実施例7及び実施例8は、接合面積90%以上95%未満という良好な結果が得られた。他方、比較例3は、有機酸の融点が金属粉末の中で最も低い液相線温度の金属粉末の液相線温度(139℃)以上であるコハク酸(182℃)を用いたことから、接合面積が90%未満であった。前記各実施例から分かるように、評価がBとなった実施例7,8においても、電子部品の耐熱温度の範囲で、リフロープロファイルにおける本加熱温度を有機酸の沸点などよりも高温とすることで、より優れたはんだ付け特性を得ることが可能となる。
<実施例9>
成形はんだは、液相線温度が220℃であるSAC305はんだ合金粉末(d)と、溶融温度が1085℃であるCuからなる金属粉末(e)を用いて成形されたものを使用した。
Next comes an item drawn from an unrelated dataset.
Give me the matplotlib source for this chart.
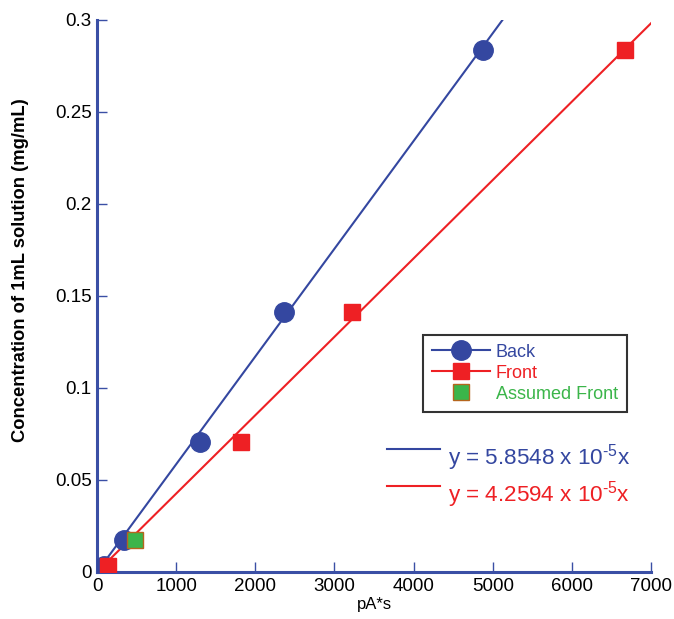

金属粉末の含有量は、金属粉末(d):金属粉末(e)=60:40の割合である。
有機酸は、液相線温度が70℃、沸点または分解温度が383℃のステアリン酸を用いた。
リフロー温度プロファイルは、図2に示す温度プロファイルで加熱した(リフロー条件2)。
<実施例10>
成形はんだ及びリフロー条件は、実施例9と同様のものとし、有機酸は、液相線温度が106℃、沸点または分解温度が286℃のアゼライン酸を用いた。
<比較例4>
成形はんだ及びリフロー条件は、実施例9と同様のものとし、有機酸は、液相線温度が286℃、沸点または分解温度が300℃未満のフマール酸を用いた。
<比較例5>
成形はんだ及びリフロー条件は、実施例9と同様のものとし、有機酸は、液相線温度が135℃、沸点または分解温度が140℃のマロン酸を用いた。
<比較例6>
成形はんだは、実施例9と同様のものとし、有機酸は、液相線温度が98℃、沸点または分解温度が200℃のコハク酸を用いた。
リフロー温度プロファイルは、図1に示す温度プロファイルで加熱した(リフロー条件1)。
実施例9、実施例10及び比較例4から比較例6の結果をまとめたものを以下の表4に表す。
実施9及び実施例10は、接合面積90%以上95%未満という良好な結果が得られた。他方、比較例4は、有機酸の融点が金属粉末の中で最も低い液相線温度の金属粉末の液相線温度(220℃)以上であるフマール酸(286℃)を用いたことから、接合面積が90%未満であった。比較例5は、有機酸の沸点または分解温度は、最も低い液相線温度の金属粉末の液相線温度(220℃)を下回るマロン酸(140℃)を用いたことから、接合面積が90%未満であった。比較例6は、グルタル酸(200℃)を用いたことから、接合面積が90%未満であった。
前記各実施例から分かるように、評価がBとなった実施例9,10においても、電子部品の耐熱温度の範囲で、リフロープロファイルにおける本加熱温度を有機酸の沸点などよりも高温とすることで、より優れたはんだ付け特性を得ることが可能となる。
このように実施例1から10に係るフラックス付き成形はんだは、フラックスがはんだ溶融時に接合阻害することなくはんだ表面を保護し、また、過度に熱を加えることなく、はんだの溶融が可能となる。

Claims (7)

  1. 複数の金属粉末を加圧成形してなる成形はんだの表面の少なくとも一部を被覆する成形はんだ用フラックスであって、
    前記フラックスは有機酸を含有し、
    前記有機酸の融点は、前記複数の金属粉末の中で最も低い液相線温度の金属粉末の液相線温度(T)以下であり、
    前記有機酸の沸点または分解温度は、前記液相線温度(T)を超えることを特徴とする成形はんだ用フラックス。
  2. 前記有機酸が、ステアリン酸、グルタル酸、アゼライン酸のいずれか1つあるいは複数の組み合わせである請求項1記載の成形はんだ用フラックス。
  3. 前記有機酸の沸点または分解温度は、前記成形用はんだのリフロー本加熱温度よりも低いものである請求項1又は請求項2に記載の成形はんだ用フラックス。
  4. ベース樹脂、溶剤及びチクソ剤のいずれか1つ又は複数を含有する請求項1から3のいずれかに記載の成形はんだ用フラックス。
  5. 前記金属粉末が、はんだ合金粉末と、Cu、Au、Ag、Alのいずれか1つ又は複数の粉末とを含有する請求項1から4のいずれかに記載の成形はんだ用フラックス。
  6. 前記はんだ合金粉末は、その液相線温度(T)が130℃から220℃の範囲にある請求項1から5のいずれかに記載の成形はんだ用フラックス。
  7. 表面の少なくとも一部に、請求項1から請求項6のいずれかに記載の成形はんだ用フラックスの被膜が設けられた成形はんだ。